Alongside the music, Connick is publishing a book of the same name that traces each measure back to a story or an imagined scene from his mother’s life. He wants readers to travel through the score and the biography together, exploring episodes from her youth and the choices that carried her from New York to Istanbul and beyond. The project aims to stitch music and narrative into a fuller portrait of a woman who mattered deeply to him.

Connick also talks about another forthcoming book that grew from a practical curiosity about focus and creativity. “People talk about mindfulness, zen and pragmatism and things like that, but they don’t really tell you what to do with that information. Like, you can sit here and be mindful, but what does that really mean? How does that manifest this stuff in terms of, in my case, creativity and productivity? So, the book is about specifically that,” he explains, pointing to a desire to offer real, useful guidance rather than empty platitudes.
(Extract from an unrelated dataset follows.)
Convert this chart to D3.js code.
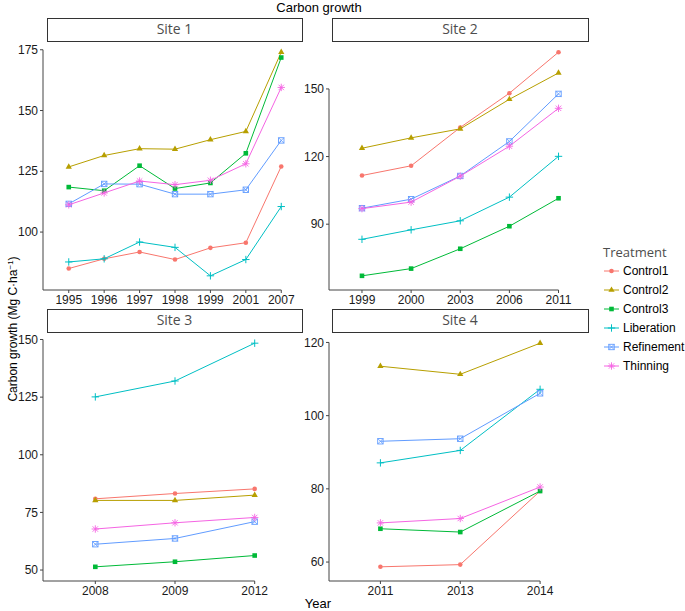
<!DOCTYPE html>
<html><head><meta charset="utf-8">
<script src="https://cdn.jsdelivr.net/npm/d3@7"></script>
<style>html,body{margin:0;padding:0;background:#fff}</style>
</head><body>
<svg id="chart" width="685" height="611"></svg>
<script>
const treatments = ["Control1","Control2","Control3","Liberation","Refinement","Thinning"];
const colors = ["#F8766D","#B79F00","#00BA38","#00BFC4","#619CFF","#F564E3"];

const site1Years = ["1995","1996","1997","1998","1999","2001","2007"];
const site1Control1   = [85.0, 89.0, 91.8, 88.7, 93.5, 95.6, 127.0];
const site1Control2   = [126.8,131.5,134.3,134.1,138.0,141.4,174.0];
const site1Control3   = [118.5,117.0,127.3,117.9,120.2,132.4,171.8];
const site1Liberation = [87.7, 89.0, 95.9, 93.7, 82.0, 88.7, 110.5];
const site1Refinement = [111.6,119.8,119.7,115.6,115.6,117.4,137.7];
const site1Thinning   = [111.2,116.1,121.0,119.5,121.3,128.1,159.5];
const site1Ticks = [100,125,150,175];

const site2Years = ["1999","2000","2003","2006","2011"];
const site2Control1   = [111.6,115.9,132.9,148.1,166.3];
const site2Control2   = [123.7,128.3,132.3,145.4,157.1];
const site2Control3   = [67.1, 70.3, 79.1, 89.1, 101.5];
const site2Liberation = [83.3, 87.5, 91.5, 102.0,120.1];
const site2Refinement = [97.1, 101.1,111.4,126.7,147.8];
const site2Thinning   = [96.9, 99.8, 111.3,124.6,141.4];
const site2Ticks = [90,120,150];

const site3Years = ["2008","2009","2012"];
const site3Control1   = [80.9, 83.2, 85.2];
const site3Control2   = [80.2, 80.2, 82.5];
const site3Control3   = [51.4, 53.6, 56.3];
const site3Liberation = [125.1,132.0,148.4];
const site3Refinement = [61.2, 63.7, 71.0];
const site3Thinning   = [67.8, 70.5, 72.8];
const site3Ticks = [50,75,100,125,150];

const site4Years = ["2011","2013","2014"];
const site4Control1   = [58.7, 59.3, 79.4];
const site4Control2   = [113.5,111.3,119.8];
const site4Control3   = [69.1, 68.2, 79.4];
const site4Liberation = [87.1, 90.5, 107.2];
const site4Refinement = [93.0, 93.7, 106.1];
const site4Thinning   = [70.7, 71.9, 80.5];
const site4Ticks = [60,80,100,120];

const siteNames = ["Site 1","Site 2","Site 3","Site 4"];

const sites = [
  {name: siteNames[0], years: site1Years, ticks: site1Ticks, series: [site1Control1,site1Control2,site1Control3,site1Liberation,site1Refinement,site1Thinning]},
  {name: siteNames[1], years: site2Years, ticks: site2Ticks, series: [site2Control1,site2Control2,site2Control3,site2Liberation,site2Refinement,site2Thinning]},
  {name: siteNames[2], years: site3Years, ticks: site3Ticks, series: [site3Control1,site3Control2,site3Control3,site3Liberation,site3Refinement,site3Thinning]},
  {name: siteNames[3], years: site4Years, ticks: site4Ticks, series: [site4Control1,site4Control2,site4Control3,site4Liberation,site4Refinement,site4Thinning]}
];

const svg = d3.select("#chart");
const tickFont = "'Liberation Sans', Arial, sans-serif";
const stripFont = "'Open Sans', sans-serif";

const cols = [{x0:47.5, x1:302.5, axisX:43, sx0:47, sx1:302}, {x0:332.5, x1:588, axisX:329, sx0:332, sx1:588}];
const rows = [{sy0:18, sy1:41, y0:41, y1:287, axisY:290}, {sy0:309, sy1:332, y0:332, y1:578, axisY:581}];

function drawMarker(g, type, color) {
  if (type === 0) {
    g.append("circle").attr("r", 2.3).attr("fill", color);
  } else if (type === 1) {
    g.append("path").attr("d", d3.symbol(d3.symbolTriangle, 17)()).attr("fill", color);
  } else if (type === 2) {
    g.append("rect").attr("x",-2.3).attr("y",-2.3).attr("width",4.6).attr("height",4.6).attr("fill", color);
  } else if (type === 3) {
    g.append("path").attr("d", `M-3.7,0H3.7M0,-3.7V3.7`).attr("stroke", color).attr("stroke-width",1).attr("fill","none");
  } else if (type === 4) {
    g.append("rect").attr("x",-2.7).attr("y",-2.7).attr("width",5.4).attr("height",5.4).attr("stroke", color).attr("stroke-width",0.9).attr("fill","none");
    g.append("path").attr("d", `M-2.7,-2.7L2.7,2.7M-2.7,2.7L2.7,-2.7`).attr("stroke", color).attr("stroke-width",0.8).attr("fill","none");
  } else if (type === 5) {
    g.append("path").attr("d", `M-3.7,0H3.7M0,-3.7V3.7M-2.7,-2.7L2.7,2.7M-2.7,2.7L2.7,-2.7`).attr("stroke", color).attr("stroke-width",0.9).attr("fill","none");
  }
}

sites.forEach((site, i) => {
  const c = cols[i % 2], r = rows[Math.floor(i / 2)];
  const all = site.series.flat();
  const [mn, mx] = d3.extent(all);
  const pad = (mx - mn) * 0.05;
  const y = d3.scaleLinear().domain([mn - pad, mx + pad]).range([r.y1, r.y0]);
  const x = d3.scalePoint().domain(site.years).range([c.x0, c.x1]).padding(0.6);

  svg.append("rect").attr("x", c.sx0 + 0.5).attr("y", r.sy0 + 0.5)
    .attr("width", c.sx1 - c.sx0).attr("height", r.sy1 - r.sy0)
    .attr("fill", "#fff").attr("stroke", "#333").attr("stroke-width", 1);
  svg.append("text").attr("x", (c.sx0 + c.sx1) / 2).attr("y", (r.sy0 + r.sy1) / 2 + 1)
    .attr("text-anchor", "middle").attr("dominant-baseline", "middle")
    .attr("font-family", stripFont).attr("font-size", 14).attr("fill", "#4d4d4d").text(site.name);

  const ax = svg.append("g");
  const yTop = y(d3.max(site.ticks));
  const xLast = x(site.years[site.years.length - 1]);
  ax.append("line").attr("x1", c.axisX).attr("x2", c.axisX).attr("y1", yTop).attr("y2", r.axisY)
    .attr("stroke", "#444").attr("stroke-width", 1);
  ax.append("line").attr("x1", c.axisX).attr("x2", xLast).attr("y1", r.axisY).attr("y2", r.axisY)
    .attr("stroke", "#444").attr("stroke-width", 1);
  site.ticks.forEach(t => {
    ax.append("line").attr("x1", c.axisX - 3).attr("x2", c.axisX).attr("y1", y(t)).attr("y2", y(t))
      .attr("stroke", "#444");
    ax.append("text").attr("x", c.axisX - 5).attr("y", y(t)).attr("dy", "0.35em")
      .attr("text-anchor", "end").attr("font-family", tickFont).attr("font-size", 12).attr("fill", "#1a1a1a").text(t);
  });
  site.years.forEach(yr => {
    ax.append("line").attr("x1", x(yr)).attr("x2", x(yr)).attr("y1", r.axisY).attr("y2", r.axisY + 3)
      .attr("stroke", "#444");
    ax.append("text").attr("x", x(yr)).attr("y", r.axisY + 14)
      .attr("text-anchor", "middle").attr("font-family", tickFont).attr("font-size", 12).attr("fill", "#1a1a1a").text(yr);
  });

  site.series.forEach((vals, k) => {
    const line = d3.line().x((d, j) => x(site.years[j])).y(d => y(d));
    svg.append("path").datum(vals).attr("d", line).attr("fill", "none")
      .attr("stroke", colors[k]).attr("stroke-width", 1);
    vals.forEach((v, j) => {
      const g = svg.append("g").attr("transform", `translate(${x(site.years[j])},${y(v)})`);
      drawMarker(g, k, colors[k]);
    });
  });
});

svg.append("text").attr("x", 319).attr("y", 12).attr("text-anchor", "middle")
  .attr("font-family", tickFont).attr("font-size", 13).attr("fill", "#000").text("Carbon growth");
svg.append("text").attr("x", 318).attr("y", 608).attr("text-anchor", "middle")
  .attr("font-family", tickFont).attr("font-size", 13).attr("fill", "#000").text("Year");
const yl = svg.append("text").attr("transform", "translate(17,329) rotate(-90)").attr("text-anchor", "middle")
  .attr("font-family", tickFont).attr("font-size", 12).attr("fill", "#000");
yl.append("tspan").text("Carbon growth (Mg C·ha");
yl.append("tspan").attr("dy", -4).attr("font-size", 8).text("−1");
yl.append("tspan").attr("dy", 4).text(")");

const lg = svg.append("g");
lg.append("text").attr("x", 603).attr("y", 257).attr("font-family", stripFont).attr("font-size", 13)
  .attr("fill", "#4d4d4d").text("Treatment");
treatments.forEach((t, k) => {
  const yy = 271 + k * 19;
  lg.append("line").attr("x1", 604).attr("x2", 619).attr("y1", yy).attr("y2", yy)
    .attr("stroke", colors[k]).attr("stroke-width", 1);
  const g = lg.append("g").attr("transform", `translate(611.5,${yy})`);
  drawMarker(g, k, colors[k]);
  lg.append("text").attr("x", 623).attr("y", yy).attr("dy", "0.35em").attr("font-family", tickFont)
    .attr("font-size", 12).attr("fill", "#000").text(t);
});
</script>
</body></html>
Family remains central to his outlook, and his parenting style with wife Jill Goodacre leans toward trust rather than orders. “I’ve never been a fan of receiving unsolicited advice,” he says, and he tries to live by example: “I just try to be the best person I can be and love them as much as I can.” Their daughters—Georgia, Kate and Charlotte—have inspired and informed much of his recent work and thinking, and the Carnegie tribute sits beside those ongoing creative conversations.